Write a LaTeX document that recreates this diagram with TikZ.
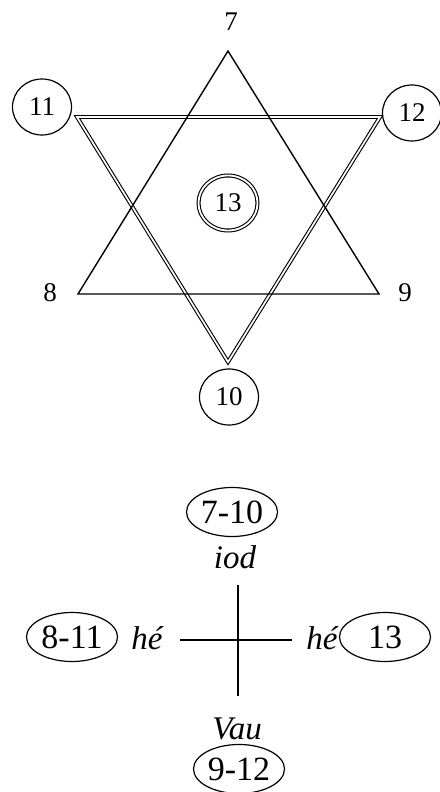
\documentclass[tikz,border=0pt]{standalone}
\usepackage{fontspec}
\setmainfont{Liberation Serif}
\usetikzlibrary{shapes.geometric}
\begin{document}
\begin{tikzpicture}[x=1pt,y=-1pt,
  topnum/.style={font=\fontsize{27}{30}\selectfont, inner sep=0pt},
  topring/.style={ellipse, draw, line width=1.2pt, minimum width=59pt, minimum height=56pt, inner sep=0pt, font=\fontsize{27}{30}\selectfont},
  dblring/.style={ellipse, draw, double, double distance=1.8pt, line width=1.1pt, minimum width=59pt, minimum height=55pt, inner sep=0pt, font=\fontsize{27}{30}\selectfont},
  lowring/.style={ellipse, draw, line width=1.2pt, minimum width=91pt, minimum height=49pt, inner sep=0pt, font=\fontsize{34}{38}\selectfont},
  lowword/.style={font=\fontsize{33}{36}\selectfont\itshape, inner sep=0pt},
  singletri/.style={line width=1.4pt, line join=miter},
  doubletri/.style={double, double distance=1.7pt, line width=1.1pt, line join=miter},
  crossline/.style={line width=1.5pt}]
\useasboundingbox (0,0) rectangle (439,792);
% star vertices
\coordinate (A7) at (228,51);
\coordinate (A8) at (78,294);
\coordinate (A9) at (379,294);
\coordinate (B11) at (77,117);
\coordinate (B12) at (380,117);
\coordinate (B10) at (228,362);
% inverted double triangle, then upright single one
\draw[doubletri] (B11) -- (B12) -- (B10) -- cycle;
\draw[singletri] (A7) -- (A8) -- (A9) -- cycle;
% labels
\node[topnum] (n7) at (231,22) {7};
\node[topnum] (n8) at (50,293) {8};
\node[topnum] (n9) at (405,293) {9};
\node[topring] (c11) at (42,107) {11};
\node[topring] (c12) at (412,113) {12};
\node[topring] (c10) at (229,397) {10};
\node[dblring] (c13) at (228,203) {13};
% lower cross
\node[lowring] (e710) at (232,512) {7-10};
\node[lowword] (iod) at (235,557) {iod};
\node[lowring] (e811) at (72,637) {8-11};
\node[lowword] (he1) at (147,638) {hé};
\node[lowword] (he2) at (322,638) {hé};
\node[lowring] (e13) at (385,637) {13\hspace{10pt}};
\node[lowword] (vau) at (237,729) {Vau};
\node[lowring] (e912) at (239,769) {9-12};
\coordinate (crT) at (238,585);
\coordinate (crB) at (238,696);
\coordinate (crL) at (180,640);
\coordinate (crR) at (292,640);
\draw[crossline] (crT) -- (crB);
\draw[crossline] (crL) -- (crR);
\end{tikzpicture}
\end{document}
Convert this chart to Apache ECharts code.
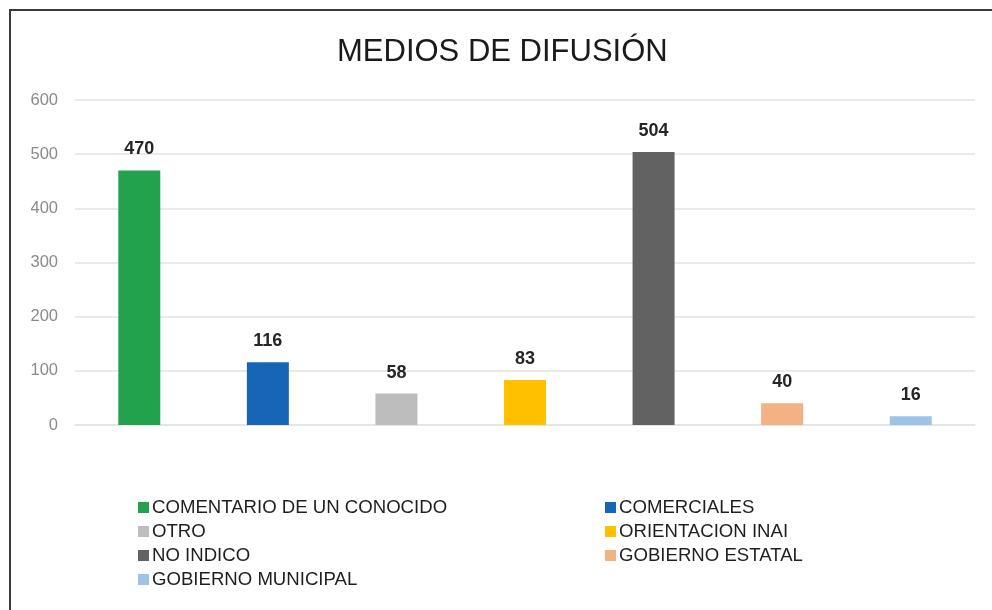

+ + + +

* **Written request**: Repeat the data above exactly, but not the pictures.

* **Solution for this task**:
Write a LaTeX document that recreates this diagram with TikZ.
\documentclass[tikz,border=0pt]{standalone}
\usepackage{fontspec}
\setmainfont{Liberation Serif}
\usetikzlibrary{shapes.geometric}
\begin{document}
\begin{tikzpicture}[x=1pt,y=-1pt,
  topnum/.style={font=\fontsize{27}{30}\selectfont, inner sep=0pt},
  topring/.style={ellipse, draw, line width=1.2pt, minimum width=59pt, minimum height=56pt, inner sep=0pt, font=\fontsize{27}{30}\selectfont},
  dblring/.style={ellipse, draw, double, double distance=1.8pt, line width=1.1pt, minimum width=59pt, minimum height=55pt, inner sep=0pt, font=\fontsize{27}{30}\selectfont},
  lowring/.style={ellipse, draw, line width=1.2pt, minimum width=91pt, minimum height=49pt, inner sep=0pt, font=\fontsize{34}{38}\selectfont},
  lowword/.style={font=\fontsize{33}{36}\selectfont\itshape, inner sep=0pt},
  singletri/.style={line width=1.4pt, line join=miter},
  doubletri/.style={double, double distance=1.7pt, line width=1.1pt, line join=miter},
  crossline/.style={line width=1.5pt}]
\useasboundingbox (0,0) rectangle (439,792);
% star vertices
\coordinate (A7) at (228,51);
\coordinate (A8) at (78,294);
\coordinate (A9) at (379,294);
\coordinate (B11) at (77,117);
\coordinate (B12) at (380,117);
\coordinate (B10) at (228,362);
% inverted double triangle, then upright single one
\draw[doubletri] (B11) -- (B12) -- (B10) -- cycle;
\draw[singletri] (A7) -- (A8) -- (A9) -- cycle;
% labels
\node[topnum] (n7) at (231,22) {7};
\node[topnum] (n8) at (50,293) {8};
\node[topnum] (n9) at (405,293) {9};
\node[topring] (c11) at (42,107) {11};
\node[topring] (c12) at (412,113) {12};
\node[topring] (c10) at (229,397) {10};
\node[dblring] (c13) at (228,203) {13};
% lower cross
\node[lowring] (e710) at (232,512) {7-10};
\node[lowword] (iod) at (235,557) {iod};
\node[lowring] (e811) at (72,637) {8-11};
\node[lowword] (he1) at (147,638) {hé};
\node[lowword] (he2) at (322,638) {hé};
\node[lowring] (e13) at (385,637) {13\hspace{10pt}};
\node[lowword] (vau) at (237,729) {Vau};
\node[lowring] (e912) at (239,769) {9-12};
\coordinate (crT) at (238,585);
\coordinate (crB) at (238,696);
\coordinate (crL) at (180,640);
\coordinate (crR) at (292,640);
\draw[crossline] (crT) -- (crB);
\draw[crossline] (crL) -- (crR);
\end{tikzpicture}
\end{document}
Convert this chart to Apache ECharts code.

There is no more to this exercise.